-- Start --

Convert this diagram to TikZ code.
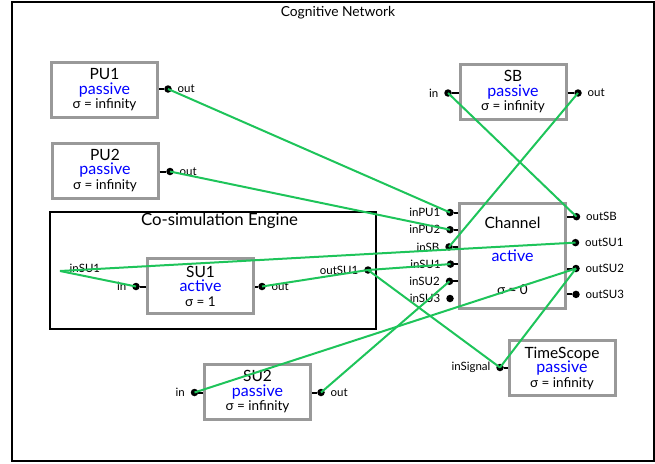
\documentclass[tikz,border=0pt]{standalone}
\usepackage{fontspec}
\setmainfont{Lato}
\usetikzlibrary{positioning}
\definecolor{linkgreen}{HTML}{1EC45A}
\definecolor{boxgray}{HTML}{999999}
\definecolor{stateblue}{HTML}{0000FF}
\newcommand{\namefont}{\fontsize{15.5}{14.5}\selectfont}
\newcommand{\statefont}{\fontsize{16}{14.5}\selectfont\color{stateblue}}
\newcommand{\sigmafont}{\fontsize{13.5}{14.5}\selectfont}
\newcommand{\modeltext}[3]{{\namefont #1}\\{\statefont #2}\\{\sigmafont σ = #3}}

\begin{document}
\begin{tikzpicture}[x=1pt,y=-1pt]
  % Styles
  \tikzset{
    atomic/.style={draw=boxgray, line width=3pt, fill=white, minimum width=106pt,
                   minimum height=55pt, align=center, inner sep=0pt,
                   font=\fontsize{14}{14.5}\selectfont},
    coupled/.style={draw=black, line width=2pt, minimum width=326pt, minimum height=117pt},
    port/.style={circle, fill=black, inner sep=0pt, minimum size=7.5pt},
    stub/.style={line width=2pt},
    link/.style={draw=linkgreen, line width=2pt},
    plabel/.style={font=\fontsize{11.5}{13}\selectfont, inner sep=0.5pt},
    rlabel/.style={plabel, xshift=5pt},
    llabel/.style={plabel, xshift=-5pt}
  }
  \useasboundingbox (0,0) rectangle (655,463);

  % Frame and title
  \draw[line width=1.2pt] (12,2) rectangle (654,461);
  \node[font=\fontsize{13.8}{15}\selectfont] (title) at (338,13) {Cognitive Network};

  % Coupled model
  \node[coupled] (engine) at (213,270.5) {};
  \node[font=\fontsize{16.8}{18}\selectfont] (enginetitle) at (219.5,221) {Co-simulation Engine};

  % Atomic models
  \node[atomic] (pu1) at (104.5,90) {\modeltext{PU1}{passive}{infinity}};
  \node[atomic] (pu2) at (105,170.5) {\modeltext{PU2}{passive}{infinity}};
  \node[atomic] (sb) at (513,92) {\modeltext{SB}{passive}{infinity}};
  \node[atomic] (su1) at (200.5,286) {\modeltext{SU1}{active}{1}};
  \node[atomic] (su2) at (257.5,392) {\modeltext{SU2}{passive}{infinity}};
  \node[atomic] (timescope) at (562,368) {\modeltext{TimeScope}{passive}{infinity}};
  \node[atomic, minimum height=105pt, font=\fontsize{14}{33}\selectfont] (chan) at (512.5,255.5)
    {\modeltext{Channel}{active}{0}};

  % Ports
  \node[port, label={[rlabel]right:out}] (pu1out) at (168,89) {};
  \node[port, label={[rlabel]right:out}] (pu2out) at (170,171.5) {};
  \node[port, label={[llabel]left:in}] (sbin) at (448,93) {};
  \node[port, label={[rlabel]right:out}] (sbout) at (578,93) {};
  \node[port, label={[llabel]left:in}] (su1in) at (136,286.5) {};
  \node[port, label={[rlabel]right:out}] (su1out) at (262,286.5) {};
  \node[port, label={[llabel]left:in}] (su2in) at (194.5,392.5) {};
  \node[port, label={[rlabel]right:out}] (su2out) at (321,392.5) {};
  \node[port, label={[llabel]left:inSignal}] (tsin) at (500,367.5) {};
  \node[port, label={[llabel]left:outSU1}] (eoutsu1) at (368,270) {};
  \coordinate (einsu1) at (60,271);
  \node[plabel, right=9pt of einsu1, yshift=3pt] (einsu1label) {inSU1};

  % Channel ports
  \node[port, label={[llabel]left:inPU1}] (cinpu1) at (450,212.5) {};
  \node[port, label={[llabel]left:inPU2}] (cinpu2) at (450,229.7) {};
  \node[port, label={[llabel]left:inSB}] (cinsb) at (449,246.9) {};
  \node[port, label={[llabel]left:inSU1}] (cinsu1) at (450.5,264.1) {};
  \node[port, label={[llabel]left:inSU2}] (cinsu2) at (449.5,281.3) {};
  \node[port, label={[llabel]left:inSU3}] (cinsu3) at (450,298.5) {};
  \node[port, label={[rlabel]right:outSB}] (coutsb) at (576.5,216.7) {};
  \node[port, label={[rlabel]right:outSU1}] (coutsu1) at (575.5,242.6) {};
  \node[port, label={[rlabel]right:outSU2}] (coutsu2) at (576,268.5) {};
  \node[port, label={[rlabel]right:outSU3}] (coutsu3) at (576,294.4) {};

  % Stubs
  \draw[stub] (pu1.east |- pu1out) -- (pu1out);
  \draw[stub] (pu2.east |- pu2out) -- (pu2out);
  \draw[stub] (sb.west |- sbin) -- (sbin);
  \draw[stub] (sb.east |- sbout) -- (sbout);
  \draw[stub] (su1.west |- su1in) -- (su1in);
  \draw[stub] (su1.east |- su1out) -- (su1out);
  \draw[stub] (su2.west |- su2in) -- (su2in);
  \draw[stub] (su2.east |- su2out) -- (su2out);
  \draw[stub] (timescope.west |- tsin) -- (tsin);
  \draw[stub] (chan.west |- cinpu1) -- (cinpu1);
  \draw[stub] (chan.west |- cinpu2) -- (cinpu2);
  \draw[stub] (chan.west |- cinsb) -- (cinsb);
  \draw[stub] (chan.west |- cinsu1) -- (cinsu1);
  \draw[stub] (chan.west |- cinsu2) -- (cinsu2);
  \draw[stub] (chan.east |- coutsb) -- (coutsb);
  \draw[stub] (chan.east |- coutsu2) -- (coutsu2);
  \draw[stub] (chan.east |- coutsu3) -- (coutsu3);

  % Couplings
  \draw[link] (pu1out.center) -- (cinpu1.center);
  \draw[link] (pu2out.center) -- (cinpu2.center);
  \draw[link] (sbout.center) -- (cinsb.center);
  \draw[link] (sbin.center) -- (coutsb.center);
  \draw[link] (einsu1) -- (coutsu1.center);
  \draw[link] (einsu1) -- (su1in.center);
  \draw[link] (su1out.center) -- (eoutsu1.center);
  \draw[link] (eoutsu1.center) -- (cinsu1.center);
  \draw[link] (eoutsu1.center) -- (tsin.center);
  \draw[link] (su2out.center) -- (cinsu2.center);
  \draw[link] (su2in.center) -- (coutsu2.center);
  \draw[link] (tsin.center) -- (coutsu2.center);
\end{tikzpicture}
\end{document}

-- End --

The task: Do not copy the pictures, but repeat every line exactly.

Output of the exercise:
Convert this diagram to TikZ code.
\documentclass[tikz,border=0pt]{standalone}
\usepackage{fontspec}
\setmainfont{Lato}
\usetikzlibrary{positioning}
\definecolor{linkgreen}{HTML}{1EC45A}
\definecolor{boxgray}{HTML}{999999}
\definecolor{stateblue}{HTML}{0000FF}
\newcommand{\namefont}{\fontsize{15.5}{14.5}\selectfont}
\newcommand{\statefont}{\fontsize{16}{14.5}\selectfont\color{stateblue}}
\newcommand{\sigmafont}{\fontsize{13.5}{14.5}\selectfont}
\newcommand{\modeltext}[3]{{\namefont #1}\\{\statefont #2}\\{\sigmafont σ = #3}}

\begin{document}
\begin{tikzpicture}[x=1pt,y=-1pt]
  % Styles
  \tikzset{
    atomic/.style={draw=boxgray, line width=3pt, fill=white, minimum width=106pt,
                   minimum height=55pt, align=center, inner sep=0pt,
                   font=\fontsize{14}{14.5}\selectfont},
    coupled/.style={draw=black, line width=2pt, minimum width=326pt, minimum height=117pt},
    port/.style={circle, fill=black, inner sep=0pt, minimum size=7.5pt},
    stub/.style={line width=2pt},
    link/.style={draw=linkgreen, line width=2pt},
    plabel/.style={font=\fontsize{11.5}{13}\selectfont, inner sep=0.5pt},
    rlabel/.style={plabel, xshift=5pt},
    llabel/.style={plabel, xshift=-5pt}
  }
  \useasboundingbox (0,0) rectangle (655,463);

  % Frame and title
  \draw[line width=1.2pt] (12,2) rectangle (654,461);
  \node[font=\fontsize{13.8}{15}\selectfont] (title) at (338,13) {Cognitive Network};

  % Coupled model
  \node[coupled] (engine) at (213,270.5) {};
  \node[font=\fontsize{16.8}{18}\selectfont] (enginetitle) at (219.5,221) {Co-simulation Engine};

  % Atomic models
  \node[atomic] (pu1) at (104.5,90) {\modeltext{PU1}{passive}{infinity}};
  \node[atomic] (pu2) at (105,170.5) {\modeltext{PU2}{passive}{infinity}};
  \node[atomic] (sb) at (513,92) {\modeltext{SB}{passive}{infinity}};
  \node[atomic] (su1) at (200.5,286) {\modeltext{SU1}{active}{1}};
  \node[atomic] (su2) at (257.5,392) {\modeltext{SU2}{passive}{infinity}};
  \node[atomic] (timescope) at (562,368) {\modeltext{TimeScope}{passive}{infinity}};
  \node[atomic, minimum height=105pt, font=\fontsize{14}{33}\selectfont] (chan) at (512.5,255.5)
    {\modeltext{Channel}{active}{0}};

  % Ports
  \node[port, label={[rlabel]right:out}] (pu1out) at (168,89) {};
  \node[port, label={[rlabel]right:out}] (pu2out) at (170,171.5) {};
  \node[port, label={[llabel]left:in}] (sbin) at (448,93) {};
  \node[port, label={[rlabel]right:out}] (sbout) at (578,93) {};
  \node[port, label={[llabel]left:in}] (su1in) at (136,286.5) {};
  \node[port, label={[rlabel]right:out}] (su1out) at (262,286.5) {};
  \node[port, label={[llabel]left:in}] (su2in) at (194.5,392.5) {};
  \node[port, label={[rlabel]right:out}] (su2out) at (321,392.5) {};
  \node[port, label={[llabel]left:inSignal}] (tsin) at (500,367.5) {};
  \node[port, label={[llabel]left:outSU1}] (eoutsu1) at (368,270) {};
  \coordinate (einsu1) at (60,271);
  \node[plabel, right=9pt of einsu1, yshift=3pt] (einsu1label) {inSU1};

  % Channel ports
  \node[port, label={[llabel]left:inPU1}] (cinpu1) at (450,212.5) {};
  \node[port, label={[llabel]left:inPU2}] (cinpu2) at (450,229.7) {};
  \node[port, label={[llabel]left:inSB}] (cinsb) at (449,246.9) {};
  \node[port, label={[llabel]left:inSU1}] (cinsu1) at (450.5,264.1) {};
  \node[port, label={[llabel]left:inSU2}] (cinsu2) at (449.5,281.3) {};
  \node[port, label={[llabel]left:inSU3}] (cinsu3) at (450,298.5) {};
  \node[port, label={[rlabel]right:outSB}] (coutsb) at (576.5,216.7) {};
  \node[port, label={[rlabel]right:outSU1}] (coutsu1) at (575.5,242.6) {};
  \node[port, label={[rlabel]right:outSU2}] (coutsu2) at (576,268.5) {};
  \node[port, label={[rlabel]right:outSU3}] (coutsu3) at (576,294.4) {};

  % Stubs
  \draw[stub] (pu1.east |- pu1out) -- (pu1out);
  \draw[stub] (pu2.east |- pu2out) -- (pu2out);
  \draw[stub] (sb.west |- sbin) -- (sbin);
  \draw[stub] (sb.east |- sbout) -- (sbout);
  \draw[stub] (su1.west |- su1in) -- (su1in);
  \draw[stub] (su1.east |- su1out) -- (su1out);
  \draw[stub] (su2.west |- su2in) -- (su2in);
  \draw[stub] (su2.east |- su2out) -- (su2out);
  \draw[stub] (timescope.west |- tsin) -- (tsin);
  \draw[stub] (chan.west |- cinpu1) -- (cinpu1);
  \draw[stub] (chan.west |- cinpu2) -- (cinpu2);
  \draw[stub] (chan.west |- cinsb) -- (cinsb);
  \draw[stub] (chan.west |- cinsu1) -- (cinsu1);
  \draw[stub] (chan.west |- cinsu2) -- (cinsu2);
  \draw[stub] (chan.east |- coutsb) -- (coutsb);
  \draw[stub] (chan.east |- coutsu2) -- (coutsu2);
  \draw[stub] (chan.east |- coutsu3) -- (coutsu3);

  % Couplings
  \draw[link] (pu1out.center) -- (cinpu1.center);
  \draw[link] (pu2out.center) -- (cinpu2.center);
  \draw[link] (sbout.center) -- (cinsb.center);
  \draw[link] (sbin.center) -- (coutsb.center);
  \draw[link] (einsu1) -- (coutsu1.center);
  \draw[link] (einsu1) -- (su1in.center);
  \draw[link] (su1out.center) -- (eoutsu1.center);
  \draw[link] (eoutsu1.center) -- (cinsu1.center);
  \draw[link] (eoutsu1.center) -- (tsin.center);
  \draw[link] (su2out.center) -- (cinsu2.center);
  \draw[link] (su2in.center) -- (coutsu2.center);
  \draw[link] (tsin.center) -- (coutsu2.center);
\end{tikzpicture}
\end{document}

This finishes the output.